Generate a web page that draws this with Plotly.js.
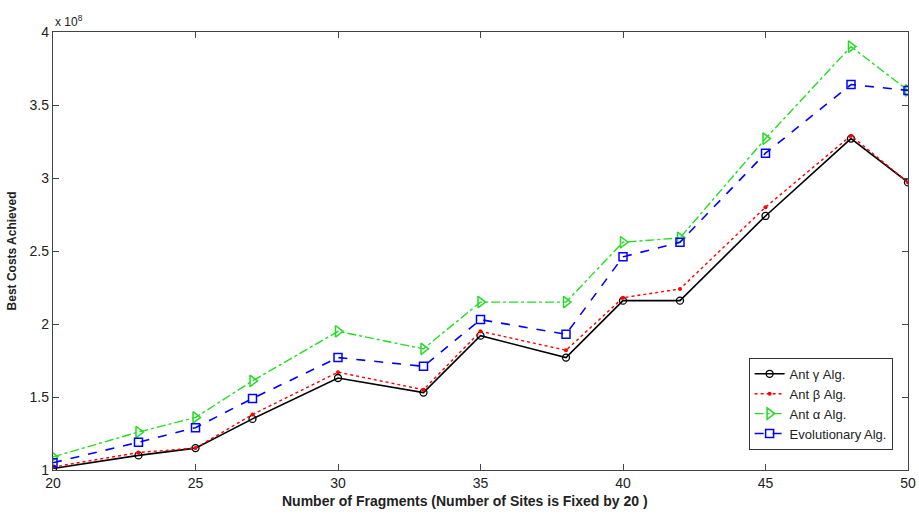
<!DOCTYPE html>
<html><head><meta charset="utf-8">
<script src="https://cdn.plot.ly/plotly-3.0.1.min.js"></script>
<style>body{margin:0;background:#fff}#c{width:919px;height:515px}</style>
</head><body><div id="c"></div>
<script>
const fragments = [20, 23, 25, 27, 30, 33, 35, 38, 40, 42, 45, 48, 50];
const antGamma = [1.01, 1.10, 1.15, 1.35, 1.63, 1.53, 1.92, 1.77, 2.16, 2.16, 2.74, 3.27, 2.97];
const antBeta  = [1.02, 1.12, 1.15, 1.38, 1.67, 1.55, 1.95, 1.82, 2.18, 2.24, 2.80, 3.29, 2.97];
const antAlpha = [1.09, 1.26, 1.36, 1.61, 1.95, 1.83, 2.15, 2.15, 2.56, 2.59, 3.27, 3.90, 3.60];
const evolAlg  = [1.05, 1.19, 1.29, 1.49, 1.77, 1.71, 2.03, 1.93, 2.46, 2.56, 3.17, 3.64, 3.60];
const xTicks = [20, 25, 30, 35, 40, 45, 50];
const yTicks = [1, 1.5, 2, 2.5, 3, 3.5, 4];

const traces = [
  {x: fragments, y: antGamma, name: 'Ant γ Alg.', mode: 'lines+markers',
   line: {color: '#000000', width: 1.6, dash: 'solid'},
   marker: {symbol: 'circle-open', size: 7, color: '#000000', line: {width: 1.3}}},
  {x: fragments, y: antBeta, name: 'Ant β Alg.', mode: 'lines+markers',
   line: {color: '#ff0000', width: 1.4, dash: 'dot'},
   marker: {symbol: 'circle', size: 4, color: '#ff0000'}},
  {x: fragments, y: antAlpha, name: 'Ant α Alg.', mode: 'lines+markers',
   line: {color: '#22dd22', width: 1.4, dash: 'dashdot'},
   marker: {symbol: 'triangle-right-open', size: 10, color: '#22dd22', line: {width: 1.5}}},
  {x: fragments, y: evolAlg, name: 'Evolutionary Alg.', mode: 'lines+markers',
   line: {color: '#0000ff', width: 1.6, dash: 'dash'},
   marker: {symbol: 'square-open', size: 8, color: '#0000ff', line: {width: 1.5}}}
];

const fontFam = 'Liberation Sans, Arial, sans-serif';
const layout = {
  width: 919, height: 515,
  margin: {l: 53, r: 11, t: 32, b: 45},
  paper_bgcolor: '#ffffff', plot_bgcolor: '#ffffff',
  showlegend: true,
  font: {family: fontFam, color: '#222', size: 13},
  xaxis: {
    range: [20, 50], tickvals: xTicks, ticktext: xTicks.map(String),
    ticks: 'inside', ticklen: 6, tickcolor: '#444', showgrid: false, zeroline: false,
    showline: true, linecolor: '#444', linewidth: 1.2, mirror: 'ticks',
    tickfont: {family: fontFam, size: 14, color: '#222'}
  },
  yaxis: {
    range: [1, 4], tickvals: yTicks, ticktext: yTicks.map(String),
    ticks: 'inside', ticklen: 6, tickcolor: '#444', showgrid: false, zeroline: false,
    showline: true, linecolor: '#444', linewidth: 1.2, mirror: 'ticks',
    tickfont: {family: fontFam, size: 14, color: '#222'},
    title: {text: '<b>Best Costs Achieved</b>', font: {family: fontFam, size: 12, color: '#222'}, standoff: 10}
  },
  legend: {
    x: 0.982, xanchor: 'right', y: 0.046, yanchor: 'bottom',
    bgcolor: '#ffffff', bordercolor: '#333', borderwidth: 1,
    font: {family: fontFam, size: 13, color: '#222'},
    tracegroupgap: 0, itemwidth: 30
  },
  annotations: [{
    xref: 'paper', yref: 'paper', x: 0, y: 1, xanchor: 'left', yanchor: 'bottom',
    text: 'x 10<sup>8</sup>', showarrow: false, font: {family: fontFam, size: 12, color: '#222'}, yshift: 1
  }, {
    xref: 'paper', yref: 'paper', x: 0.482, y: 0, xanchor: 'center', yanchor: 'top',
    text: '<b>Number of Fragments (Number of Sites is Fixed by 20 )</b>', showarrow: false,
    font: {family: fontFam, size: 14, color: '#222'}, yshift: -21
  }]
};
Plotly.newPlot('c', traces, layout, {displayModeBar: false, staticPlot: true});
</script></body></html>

...

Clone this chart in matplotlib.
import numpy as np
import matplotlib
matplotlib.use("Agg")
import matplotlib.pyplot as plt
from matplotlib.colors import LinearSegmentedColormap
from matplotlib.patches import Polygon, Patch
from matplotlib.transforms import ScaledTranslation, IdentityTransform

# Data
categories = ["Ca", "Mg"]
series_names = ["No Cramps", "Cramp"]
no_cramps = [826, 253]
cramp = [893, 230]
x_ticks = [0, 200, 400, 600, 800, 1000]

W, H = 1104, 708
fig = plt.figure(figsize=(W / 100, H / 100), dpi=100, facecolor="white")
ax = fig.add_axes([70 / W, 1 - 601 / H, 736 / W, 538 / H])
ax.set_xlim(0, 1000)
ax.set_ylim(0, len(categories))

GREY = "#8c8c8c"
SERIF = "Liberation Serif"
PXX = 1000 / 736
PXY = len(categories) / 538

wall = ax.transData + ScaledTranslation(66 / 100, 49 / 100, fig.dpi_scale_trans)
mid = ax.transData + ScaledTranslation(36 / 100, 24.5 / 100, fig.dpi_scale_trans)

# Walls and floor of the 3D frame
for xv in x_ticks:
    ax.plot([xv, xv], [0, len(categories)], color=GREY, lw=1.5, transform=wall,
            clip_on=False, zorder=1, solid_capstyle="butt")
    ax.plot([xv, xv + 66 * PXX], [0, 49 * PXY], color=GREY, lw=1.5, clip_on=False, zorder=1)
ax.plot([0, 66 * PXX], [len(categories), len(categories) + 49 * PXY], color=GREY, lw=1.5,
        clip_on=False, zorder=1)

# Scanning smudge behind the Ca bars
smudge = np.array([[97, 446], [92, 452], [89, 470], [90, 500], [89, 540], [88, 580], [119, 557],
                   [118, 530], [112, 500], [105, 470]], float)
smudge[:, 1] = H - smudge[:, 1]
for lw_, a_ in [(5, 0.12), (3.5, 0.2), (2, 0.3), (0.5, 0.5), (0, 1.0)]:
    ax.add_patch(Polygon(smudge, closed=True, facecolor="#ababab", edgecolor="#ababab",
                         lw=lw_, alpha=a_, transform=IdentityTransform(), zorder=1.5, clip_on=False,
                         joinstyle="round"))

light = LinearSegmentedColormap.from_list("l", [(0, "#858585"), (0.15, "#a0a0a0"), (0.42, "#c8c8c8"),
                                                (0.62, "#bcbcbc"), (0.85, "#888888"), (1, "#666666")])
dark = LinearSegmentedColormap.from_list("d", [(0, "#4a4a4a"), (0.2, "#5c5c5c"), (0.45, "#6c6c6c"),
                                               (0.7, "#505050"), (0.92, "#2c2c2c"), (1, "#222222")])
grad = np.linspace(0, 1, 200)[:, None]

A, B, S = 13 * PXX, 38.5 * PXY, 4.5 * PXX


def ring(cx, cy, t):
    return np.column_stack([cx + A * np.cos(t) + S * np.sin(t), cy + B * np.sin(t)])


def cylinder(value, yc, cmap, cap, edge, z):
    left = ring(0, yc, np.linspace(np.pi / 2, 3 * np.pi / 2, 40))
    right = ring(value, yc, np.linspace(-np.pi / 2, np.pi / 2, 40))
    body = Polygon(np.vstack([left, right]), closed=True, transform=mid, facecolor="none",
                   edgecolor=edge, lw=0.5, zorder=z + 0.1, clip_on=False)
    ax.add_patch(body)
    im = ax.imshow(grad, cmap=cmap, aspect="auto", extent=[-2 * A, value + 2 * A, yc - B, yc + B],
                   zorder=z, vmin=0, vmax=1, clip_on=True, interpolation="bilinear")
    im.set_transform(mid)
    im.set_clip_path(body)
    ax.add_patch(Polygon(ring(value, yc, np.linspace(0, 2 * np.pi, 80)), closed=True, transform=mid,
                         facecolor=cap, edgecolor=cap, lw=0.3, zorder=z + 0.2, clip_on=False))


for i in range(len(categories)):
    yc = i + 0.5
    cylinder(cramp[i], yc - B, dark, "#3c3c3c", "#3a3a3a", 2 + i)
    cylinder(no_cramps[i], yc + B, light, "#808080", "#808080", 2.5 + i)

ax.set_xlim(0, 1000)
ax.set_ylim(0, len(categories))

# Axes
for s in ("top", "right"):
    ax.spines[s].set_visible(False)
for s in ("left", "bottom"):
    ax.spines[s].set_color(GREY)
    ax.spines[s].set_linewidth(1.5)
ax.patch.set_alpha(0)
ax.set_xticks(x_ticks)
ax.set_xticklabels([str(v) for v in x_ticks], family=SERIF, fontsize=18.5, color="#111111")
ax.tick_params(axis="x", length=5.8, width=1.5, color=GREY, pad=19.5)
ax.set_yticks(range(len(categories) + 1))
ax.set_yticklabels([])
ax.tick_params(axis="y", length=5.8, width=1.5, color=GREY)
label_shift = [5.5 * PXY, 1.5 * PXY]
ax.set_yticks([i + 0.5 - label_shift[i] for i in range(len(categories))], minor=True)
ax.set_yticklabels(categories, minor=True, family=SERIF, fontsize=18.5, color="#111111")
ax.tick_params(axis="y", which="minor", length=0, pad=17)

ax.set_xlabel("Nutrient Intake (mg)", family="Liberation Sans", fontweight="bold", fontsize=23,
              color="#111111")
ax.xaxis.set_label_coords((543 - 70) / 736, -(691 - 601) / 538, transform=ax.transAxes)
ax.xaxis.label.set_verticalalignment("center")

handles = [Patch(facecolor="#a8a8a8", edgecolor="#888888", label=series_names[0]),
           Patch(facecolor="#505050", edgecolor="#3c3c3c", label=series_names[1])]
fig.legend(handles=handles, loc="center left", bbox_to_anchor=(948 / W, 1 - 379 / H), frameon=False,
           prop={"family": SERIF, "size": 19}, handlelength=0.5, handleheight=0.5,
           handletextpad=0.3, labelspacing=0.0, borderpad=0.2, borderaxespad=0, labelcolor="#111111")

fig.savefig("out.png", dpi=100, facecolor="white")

---

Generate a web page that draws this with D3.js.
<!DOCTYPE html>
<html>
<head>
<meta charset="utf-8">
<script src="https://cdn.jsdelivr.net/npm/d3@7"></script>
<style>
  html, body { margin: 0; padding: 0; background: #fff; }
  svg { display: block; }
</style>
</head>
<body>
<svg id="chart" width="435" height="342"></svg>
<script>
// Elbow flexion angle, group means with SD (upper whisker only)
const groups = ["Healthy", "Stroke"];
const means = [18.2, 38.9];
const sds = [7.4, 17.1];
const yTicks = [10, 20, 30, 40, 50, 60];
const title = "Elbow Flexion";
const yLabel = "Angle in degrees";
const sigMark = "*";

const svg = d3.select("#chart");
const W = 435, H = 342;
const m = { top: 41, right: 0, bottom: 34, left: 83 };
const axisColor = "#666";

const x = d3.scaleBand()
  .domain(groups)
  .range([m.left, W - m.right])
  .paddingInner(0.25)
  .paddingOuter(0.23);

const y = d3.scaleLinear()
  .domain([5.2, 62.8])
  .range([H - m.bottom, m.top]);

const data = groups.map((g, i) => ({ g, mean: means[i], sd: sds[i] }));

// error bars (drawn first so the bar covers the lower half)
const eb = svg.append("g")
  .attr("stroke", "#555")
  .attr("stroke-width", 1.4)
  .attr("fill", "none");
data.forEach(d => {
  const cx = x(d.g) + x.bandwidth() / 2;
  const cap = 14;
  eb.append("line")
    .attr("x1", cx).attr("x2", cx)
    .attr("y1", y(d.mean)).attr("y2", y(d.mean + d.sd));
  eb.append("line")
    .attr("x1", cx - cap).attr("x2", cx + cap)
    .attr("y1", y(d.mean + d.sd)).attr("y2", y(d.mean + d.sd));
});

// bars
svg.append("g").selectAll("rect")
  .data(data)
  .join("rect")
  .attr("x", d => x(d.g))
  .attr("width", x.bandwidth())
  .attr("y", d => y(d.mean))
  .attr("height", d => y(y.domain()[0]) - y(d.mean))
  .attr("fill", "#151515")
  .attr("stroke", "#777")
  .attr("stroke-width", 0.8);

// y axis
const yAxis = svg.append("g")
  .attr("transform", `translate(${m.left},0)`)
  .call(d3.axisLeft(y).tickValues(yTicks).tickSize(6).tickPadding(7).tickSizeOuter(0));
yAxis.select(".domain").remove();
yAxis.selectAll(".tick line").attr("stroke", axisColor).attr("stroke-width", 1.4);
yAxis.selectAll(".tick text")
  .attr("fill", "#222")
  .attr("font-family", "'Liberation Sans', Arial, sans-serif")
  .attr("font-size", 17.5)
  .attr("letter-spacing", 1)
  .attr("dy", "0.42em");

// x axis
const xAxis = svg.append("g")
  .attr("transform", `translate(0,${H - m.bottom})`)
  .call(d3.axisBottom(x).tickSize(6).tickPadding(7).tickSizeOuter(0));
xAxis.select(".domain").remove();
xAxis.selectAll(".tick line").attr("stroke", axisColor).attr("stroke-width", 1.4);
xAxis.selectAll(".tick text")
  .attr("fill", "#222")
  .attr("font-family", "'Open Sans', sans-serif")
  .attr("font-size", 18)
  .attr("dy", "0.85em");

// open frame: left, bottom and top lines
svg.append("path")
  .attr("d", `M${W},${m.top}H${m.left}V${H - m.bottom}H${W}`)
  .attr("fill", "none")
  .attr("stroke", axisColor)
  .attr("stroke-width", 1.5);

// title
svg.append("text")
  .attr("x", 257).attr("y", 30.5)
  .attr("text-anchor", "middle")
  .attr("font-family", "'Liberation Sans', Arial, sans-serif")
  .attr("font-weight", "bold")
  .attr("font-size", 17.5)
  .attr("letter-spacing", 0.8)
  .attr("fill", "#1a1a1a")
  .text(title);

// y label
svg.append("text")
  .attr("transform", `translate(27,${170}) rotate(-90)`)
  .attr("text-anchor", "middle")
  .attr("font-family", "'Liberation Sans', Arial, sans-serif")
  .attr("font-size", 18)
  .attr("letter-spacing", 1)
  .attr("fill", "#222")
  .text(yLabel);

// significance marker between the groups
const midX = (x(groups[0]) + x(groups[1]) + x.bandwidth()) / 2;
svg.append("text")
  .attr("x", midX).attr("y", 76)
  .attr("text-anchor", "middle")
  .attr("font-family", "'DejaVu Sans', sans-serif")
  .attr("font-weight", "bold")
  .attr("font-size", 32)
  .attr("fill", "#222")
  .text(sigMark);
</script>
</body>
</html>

== PROMPT ==
Nothing but the lines from the line that contains "Clone this chart in matplotlib." through the line that contains "mid = ax.transData" should be given again, each exactly as it stands, both ends included.

== TASK RESULT ==
Clone this chart in matplotlib.
import numpy as np
import matplotlib
matplotlib.use("Agg")
import matplotlib.pyplot as plt
from matplotlib.colors import LinearSegmentedColormap
from matplotlib.patches import Polygon, Patch
from matplotlib.transforms import ScaledTranslation, IdentityTransform

# Data
categories = ["Ca", "Mg"]
series_names = ["No Cramps", "Cramp"]
no_cramps = [826, 253]
cramp = [893, 230]
x_ticks = [0, 200, 400, 600, 800, 1000]

W, H = 1104, 708
fig = plt.figure(figsize=(W / 100, H / 100), dpi=100, facecolor="white")
ax = fig.add_axes([70 / W, 1 - 601 / H, 736 / W, 538 / H])
ax.set_xlim(0, 1000)
ax.set_ylim(0, len(categories))

GREY = "#8c8c8c"
SERIF = "Liberation Serif"
PXX = 1000 / 736
PXY = len(categories) / 538

wall = ax.transData + ScaledTranslation(66 / 100, 49 / 100, fig.dpi_scale_trans)
mid = ax.transData + ScaledTranslation(36 / 100, 24.5 / 100, fig.dpi_scale_trans)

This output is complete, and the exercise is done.